### Convert annotations to the format used by GLiNER for finetuning.

Define the imports

In [1]:
import json
import re

Define paths to the annotation files

In [2]:
PATH_PLATINUM_TRAIN = "../Annotations/Train/platinum_quality/json_format/train_platinum.json"
PATH_GOLD_TRAIN = "../Annotations/Train/gold_quality/json_format/train_gold.json"
PATH_SILVER_TRAIN = "../Annotations/Train/silver_quality/json_format/train_silver.json"
PATH_BRONZE_TRAIN = "../Annotations/Train/bronze_quality/json_format/train_bronze.json"
PATH_DEV = "../Annotations/Dev/json_format/dev.json"

Define output paths

In [3]:
PATH_OUTPUT_PLATINUM_TRAIN = "../Train/NER/data/train_platinum.json"
PATH_OUTPUT_GOLD_TRAIN = "../Train/NER/data/train_gold.json"
PATH_OUTPUT_SILVER_TRAIN = "../Train/NER/data/train_silver.json"
PATH_OUTPUT_BRONZE_TRAIN = "../Train/NER/data/train_bronze.json"
PATH_OUTPUT_DEV = "../Train/NER/data/dev.json"

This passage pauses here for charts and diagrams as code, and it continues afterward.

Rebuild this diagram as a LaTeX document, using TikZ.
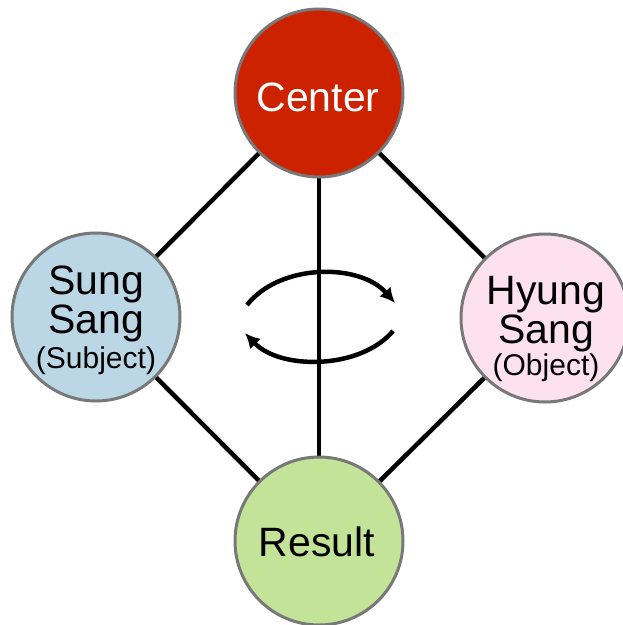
\documentclass[tikz,border=0pt]{standalone}
\usepackage{fontspec}
\setmainfont{Liberation Sans}
\usetikzlibrary{arrows.meta}
\definecolor{cred}{RGB}{204,34,0}
\definecolor{cblue}{RGB}{187,214,228}
\definecolor{cpink}{RGB}{253,225,238}
\definecolor{cgreen}{RGB}{194,227,152}
\definecolor{cborder}{RGB}{120,120,120}
\tikzset{
  ball/.style={circle, draw=cborder, line width=3pt, minimum size=168pt, inner sep=0pt},
  link/.style={line width=4.5pt, black},
  big/.style={font=\fontsize{41}{42}\selectfont, anchor=base, inner sep=0pt},
  small/.style={font=\fontsize{30}{31}\selectfont, anchor=base, inner sep=0pt},
  turn/.style={line width=4.5pt, black, -{Latex[length=15pt,width=15pt]}}
}
\begin{document}
\begin{tikzpicture}[x=1pt,y=-1pt]
\useasboundingbox (0,0) rectangle (623,625);
\coordinate (pc) at (319,93);
\coordinate (ps) at (96,317);
\coordinate (ph) at (545,318);
\coordinate (pr) at (319,541);
\draw[link] (pc) -- (ps);
\draw[link] (pc) -- (ph);
\draw[link] (pc) -- (pr);
\draw[link] (ps) -- (pr);
\draw[link] (ph) -- (pr);
\node[ball, fill=cred] (center) at (pc) {};
\node[ball, fill=cblue] (sung) at (ps) {};
\node[ball, fill=cpink] (hyung) at (ph) {};
\node[ball, fill=cgreen] (result) at (pr) {};
\node[big, white] (tc) at (318,111) {Center};
\node[big] (ts1) at (96,294) {Sung};
\node[big] (ts2) at (96,333) {Sang};
\node[small] (ts3) at (96,368) {(Subject)};
\node[big] (th1) at (546,304) {Hyung};
\node[big] (th2) at (546,343) {Sang};
\node[small] (th3) at (546,375) {(Object)};
\node[big] (tr) at (317,556) {Result};
\coordinate (a1) at (247,305);
\coordinate (a2) at (395,303);
\coordinate (b1) at (393,331);
\coordinate (b2) at (245,333);
\draw[turn] (a1) .. controls (280,263) and (360,263) .. (a2);
\draw[turn] (b1) .. controls (360,370) and (280,370) .. (b2);
\end{tikzpicture}
\end{document}
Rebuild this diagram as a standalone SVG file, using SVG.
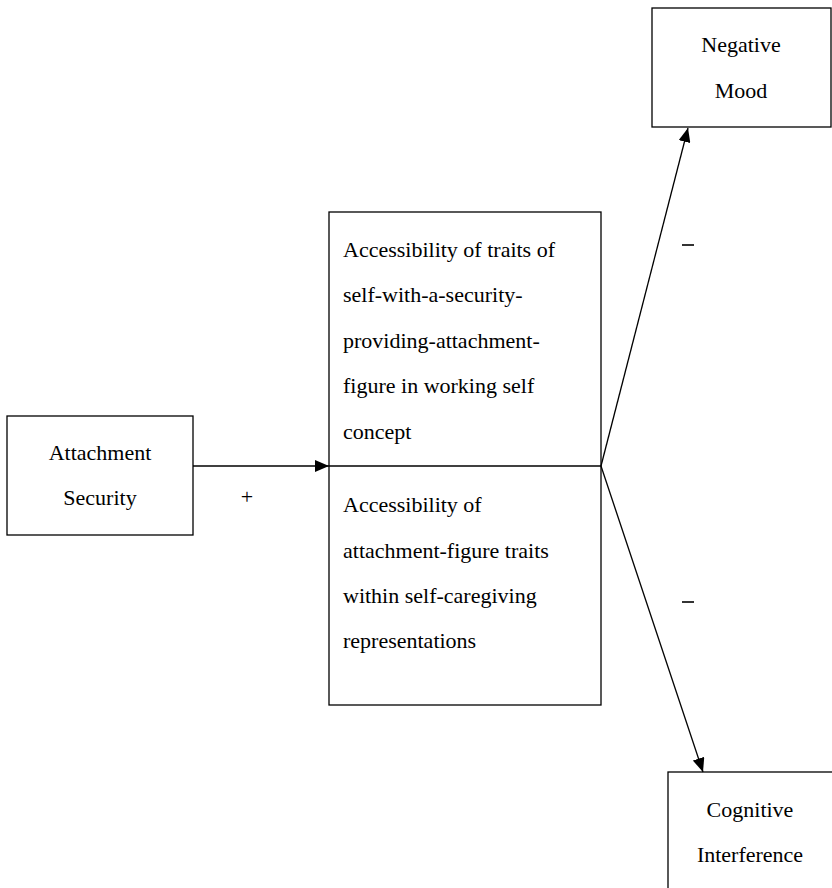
<svg xmlns="http://www.w3.org/2000/svg" width="832" height="888" viewBox="0 0 832 888">
<defs>
<style>
.box{fill:#fff;stroke:#000;stroke-width:1.3}
text{font-family:"Times New Roman","Liberation Serif","DejaVu Serif",serif;font-size:22px;fill:#000}
.c{text-anchor:middle}
.ln{stroke:#000;stroke-width:1.3;fill:none}
</style>
<marker id="ah" viewBox="0 0 14 12" refX="14" refY="6" markerWidth="14" markerHeight="12" markerUnits="userSpaceOnUse" orient="auto">
<path d="M0,0 L14,6 L0,12 Z" fill="#000"/>
</marker>
</defs>
<rect width="832" height="888" fill="#fff"/>
<g id="attachment-security">
<rect class="box" x="7" y="416" width="186" height="119"/>
<text class="c" x="100" y="460">Attachment</text>
<text class="c" x="100" y="505">Security</text>
</g>
<g id="accessibility">
<rect class="box" x="329" y="212" width="272" height="493"/>
<line class="ln" x1="329" y1="466" x2="601" y2="466"/>
<text x="343" y="257">Accessibility of traits of</text>
<text x="343" y="302">self-with-a-security-</text>
<text x="343" y="348">providing-attachment-</text>
<text x="343" y="393">figure in working self</text>
<text x="343" y="439">concept</text>
<text x="343" y="512">Accessibility of</text>
<text x="343" y="558">attachment-figure traits</text>
<text x="343" y="603">within self-caregiving</text>
<text x="343" y="648">representations</text>
</g>
<g id="negative-mood">
<rect class="box" x="652" y="8" width="179" height="119"/>
<text class="c" x="741" y="52">Negative</text>
<text class="c" x="741" y="98">Mood</text>
</g>
<g id="cognitive-interference">
<rect class="box" x="668" y="772" width="170" height="130"/>
<text class="c" x="750" y="817">Cognitive</text>
<text class="c" x="750" y="862">Interference</text>
</g>
<g id="connectors">
<line class="ln" x1="193" y1="466" x2="329" y2="466" marker-end="url(#ah)"/>
<line class="ln" x1="601" y1="466" x2="688" y2="128" marker-end="url(#ah)"/>
<line class="ln" x1="601" y1="466" x2="703" y2="772" marker-end="url(#ah)"/>
<text class="c" x="247" y="504">+</text>
<line x1="682" y1="245" x2="694" y2="245" stroke="#000" stroke-width="1.6"/>
<line x1="682" y1="602" x2="694" y2="602" stroke="#000" stroke-width="1.6"/>
</g>
</svg>
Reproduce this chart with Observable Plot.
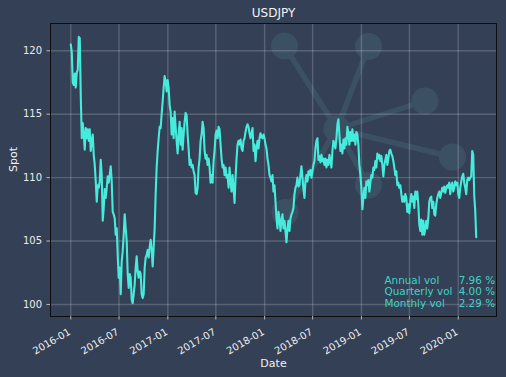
<!DOCTYPE html>
<html><head><meta charset="utf-8">
<script src="https://cdn.jsdelivr.net/npm/d3@7"></script>
<script src="https://cdn.jsdelivr.net/npm/@observablehq/plot@0.6"></script>
<style>
html,body{margin:0;padding:0;background:#344056;}
#chart{width:506px;height:377px;}
</style></head><body><div id="chart"></div>
<script>
const title = "USDJPY";
const xLabel = "Date";
const yLabel = "Spot";
const sampleStart = "2016-01-01";
const sampleStepDays = 3.7656;
const spot = [
120.5,119.9,117.5,117.3,118.2,117.1,118.3,118.5,121.1,121.0,
116.5,113.1,114.3,113.4,112.2,113.9,113.1,113.8,112.9,113.8,
112.1,112.9,113.4,111.8,111.0,109.7,108.1,109.4,109.2,109.7,
111.4,110.2,106.6,107.6,109.1,108.4,109.2,110.1,109.6,110.2,
110.9,109.7,107.3,107.1,106.8,105.5,106.0,103.9,102.1,102.9,
100.8,103.4,104.2,105.5,107.1,106.0,105.0,102.4,101.3,102.4,
102.1,100.4,100.1,100.8,101.6,102.9,103.8,102.6,102.1,102.6,
102.4,100.8,100.5,100.8,102.9,103.7,103.9,104.3,103.7,104.5,
105.1,104.3,103.0,104.5,106.0,108.7,110.8,112.1,113.1,114.0,
113.9,115.0,116.0,117.1,118.0,117.6,116.8,117.7,117.1,115.7,
115.2,113.4,114.7,113.1,115.2,114.0,112.9,111.9,113.4,114.4,
112.6,113.9,112.2,113.4,114.4,115.1,114.9,113.4,112.3,111.0,
111.4,110.8,111.0,110.5,110.2,108.8,108.7,109.2,110.8,111.5,
112.9,113.4,114.4,113.9,112.1,111.5,111.8,111.0,111.5,110.8,
109.6,110.2,109.6,111.3,112.1,113.4,113.7,113.1,114.0,113.8,
112.6,111.5,110.8,111.0,110.2,110.8,110.0,110.2,109.2,110.8,
109.7,108.9,110.2,109.2,108.0,110.0,111.5,112.6,112.9,112.6,
113.0,112.3,112.1,112.9,113.1,113.6,114.0,114.2,114.0,113.5,
113.1,113.5,113.9,112.1,112.6,111.3,112.3,112.9,112.3,113.1,
113.5,113.2,113.1,113.4,113.1,112.6,112.3,111.5,111.0,110.2,
110.0,109.7,110.2,108.9,109.4,108.1,106.8,106.0,107.3,106.8,
105.8,106.6,107.1,106.0,106.6,105.8,104.9,106.0,106.6,105.8,
106.8,107.1,107.3,107.6,108.7,109.2,109.4,110.0,109.3,109.4,
110.2,110.9,110.0,109.1,108.4,109.7,110.2,109.7,110.5,110.2,
110.6,110.0,110.5,111.0,111.3,112.3,112.9,113.1,111.4,111.7,
111.2,111.8,111.3,111.5,111.0,111.5,110.8,111.4,111.0,111.8,
111.3,110.8,112.1,112.9,112.6,112.3,113.1,114.2,114.6,113.4,
112.1,112.6,111.9,113.0,112.3,113.1,112.6,114.0,113.5,112.6,
113.6,112.9,113.8,112.9,113.4,112.6,113.6,113.4,112.6,111.0,
110.2,109.2,107.5,108.4,109.2,108.4,109.7,109.4,109.8,108.9,
109.6,110.2,110.0,110.8,110.6,111.3,110.8,111.9,111.5,111.8,
111.3,111.7,111.0,110.1,111.0,111.4,111.8,111.0,111.5,112.1,
112.2,111.9,111.7,111.3,110.8,110.2,110.5,109.4,109.6,109.2,
109.4,108.7,108.1,108.5,108.1,108.7,108.4,107.3,107.9,107.2,
108.1,108.7,108.1,108.5,107.6,108.9,108.3,108.9,107.9,106.3,
105.8,106.7,105.5,106.6,105.5,106.0,106.6,106.0,106.8,108.1,
108.4,108.5,107.6,108.1,107.1,107.0,107.9,108.4,108.7,108.9,
108.4,108.8,109.2,108.9,109.3,108.8,109.2,109.4,109.2,109.6,
108.7,109.4,109.6,108.9,109.2,109.7,109.4,109.6,108.7,108.4,
109.2,109.7,110.1,110.3,109.6,109.2,108.7,109.8,110.0,109.8,
110.0,110.1,112.1,111.8,108.6,107.4,105.3
];
const xTickLabels = ["2016-01","2016-07","2017-01","2017-07","2018-01","2018-07","2019-01","2019-07","2020-01"];
const yTickValues = [100, 105, 110, 115, 120];
const volLabels = ["Annual vol", "Quarterly vol", "Monthly vol"];
const volValues = ["7.96 %", "4.00 %", "2.29 %"];

const t0 = d3.utcParse("%Y-%m-%d")(sampleStart);
const series = spot.map((v, i) => ({date: new Date(+t0 + i * sampleStepDays * 864e5), value: v}));
const xTicks = xTickLabels.map(d3.utcParse("%Y-%m"));
const [x0, x1] = d3.extent(series, d => d.date);
const xPad = (x1 - x0) * 0.05;
const [y0, y1] = d3.extent(spot);
const yPad = (y1 - y0) * 0.05;

const bg = "#344056";
const chart = Plot.plot({
  width: 506, height: 377,
  marginLeft: 50, marginRight: 10, marginTop: 23, marginBottom: 61,
  style: {background: bg, color: "#e8e8e8", fontFamily: "DejaVu Sans", fontSize: "10px", overflow: "visible"},
  x: {type: "utc", domain: [new Date(+x0 - xPad), new Date(+x1 + xPad)]},
  y: {domain: [y0 - yPad, y1 + yPad]},
  marks: [
    Plot.gridX({ticks: xTicks, stroke: "#ffffff", strokeOpacity: 0.18, strokeWidth: 1.4}),
    Plot.gridY({ticks: yTickValues, stroke: "#ffffff", strokeOpacity: 0.18, strokeWidth: 1.4}),
    Plot.line(series, {x: "date", y: "value", stroke: "#45ebdb", strokeWidth: 2.1}),
    Plot.frame({stroke: "#0d0d0d", strokeWidth: 1}),
    Plot.axisX({ticks: xTicks, tickFormat: d3.utcFormat("%Y-%m"), tickRotate: -30, tickSize: 3.5, tickPadding: 5, fontSize: 10, stroke: "#b8b8b8", fill: "#ececec", label: null}),
    Plot.axisY({ticks: yTickValues, tickSize: 3.5, tickPadding: 5, fontSize: 10, stroke: "#b8b8b8", fill: "#ececec", label: null}),
    Plot.text([title], {frameAnchor: "top", dy: -10.5, lineAnchor: "middle", fontSize: 12, fill: "#f2f2f2"}),
    Plot.text([xLabel], {frameAnchor: "bottom", dy: 46.5, lineAnchor: "middle", fontSize: 11, fill: "#f2f2f2"}),
    Plot.text([yLabel], {frameAnchor: "left", dx: -37, dy: 2, rotate: -90, lineAnchor: "middle", fontSize: 11, fill: "#f2f2f2"}),
    Plot.text([volLabels.join("\n")], {frameAnchor: "bottom-right", textAnchor: "start", lineAnchor: "bottom", dx: -112, dy: -10, lineHeight: 1.09, fontSize: 10.4, fill: "#3fd3c5"}),
    Plot.text([volValues.join("\n")], {frameAnchor: "bottom-right", textAnchor: "end", lineAnchor: "bottom", dx: -1.5, dy: -10, lineHeight: 1.09, fontSize: 10.4, fill: "#3fd3c5"})
  ]
});
document.getElementById("chart").appendChild(chart);

// shift rotated x tick labels down a little, matching the reference placement
d3.select(chart).selectAll("g[aria-label='x-axis tick label']").each(function() {
  const t = this.getAttribute("transform") || "";
  this.setAttribute("transform", (t + " translate(-1,6)").trim());
});

// decorative watermark logo (not data)
(function addWatermark() {
  const svg = d3.select(chart);
  const g = svg.insert("g", ":first-child").attr("opacity", 0.2).attr("aria-hidden", "true");
  const hub = [337, 129];
  const nodes = [[284.5, 46], [368.5, 46.5], [425, 101], [452.5, 157], [368.5, 185], [285, 212.5]];
  const col = "#5c909c";
  nodes.forEach(n => g.append("line").attr("x1", hub[0]).attr("y1", hub[1]).attr("x2", n[0]).attr("y2", n[1]).attr("stroke", col).attr("stroke-width", 5.5));
  [hub, ...nodes].forEach(n => g.append("circle").attr("cx", n[0]).attr("cy", n[1]).attr("r", 13.5).attr("fill", col));
})();
</script>
</body></html>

Load the input files into dictionary variables

In [4]:
with open(PATH_PLATINUM_TRAIN, 'r', encoding='utf-8') as file:
	train_platinum = json.load(file)

with open(PATH_GOLD_TRAIN, 'r', encoding='utf-8') as file:
	train_gold = json.load(file)

with open(PATH_SILVER_TRAIN, 'r', encoding='utf-8') as file:
	train_silver = json.load(file)
	
with open(PATH_BRONZE_TRAIN, 'r', encoding='utf-8') as file:
	train_bronze = json.load(file)

with open(PATH_DEV, 'r', encoding='utf-8') as file:
	dev = json.load(file)

Define the function to parse the annotations to the GLiNER finetuning format

In [5]:
def tokenize_text_with_positions(text):
    # Split text into tokens, preserving punctuation (except for hyphens and underscores)
    tokens = []
    token_spans = []  # list of (start_char_index, end_char_index) for each token
    pattern = re.compile(r"\w+|[.,!?;:\'\"()\[\]{}<>]|[\s]+|\S")
    for match in pattern.finditer(text):
        token = match.group()
        if token.isspace():
            continue  # Skip whitespace tokens
        start_pos = match.start()
        if re.match(r"\w+-\w+", token) or re.match(r"\w+_\w+", token):
            # Keep hyphenated or underscored words intact
            tokens.append(token)
            token_spans.append((start_pos, match.end()))
        else:
            # Split contractions (e.g., "don't" -> "don", "'", "t")
            contraction_match = re.match(r"(\w+)(')(\w+)", token)
            if contraction_match:
                groups = contraction_match.groups()
                for group in groups:
                    end_pos = start_pos + len(group)
                    tokens.append(group)
                    token_spans.append((start_pos, end_pos))
                    start_pos = end_pos
            else:
                tokens.append(token)
                token_spans.append((start_pos, match.end()))
    return tokens, token_spans

def process_annotations(data):
    output_data = []

    for doc_id, doc_data in data.items():
        overall_tokenized_text = []
        overall_ner = []
        token_offset = 0

        fields = ["title", "abstract"]

        for field in fields:
            text = doc_data["metadata"].get(field, "")
            tokens, token_spans = tokenize_text_with_positions(text)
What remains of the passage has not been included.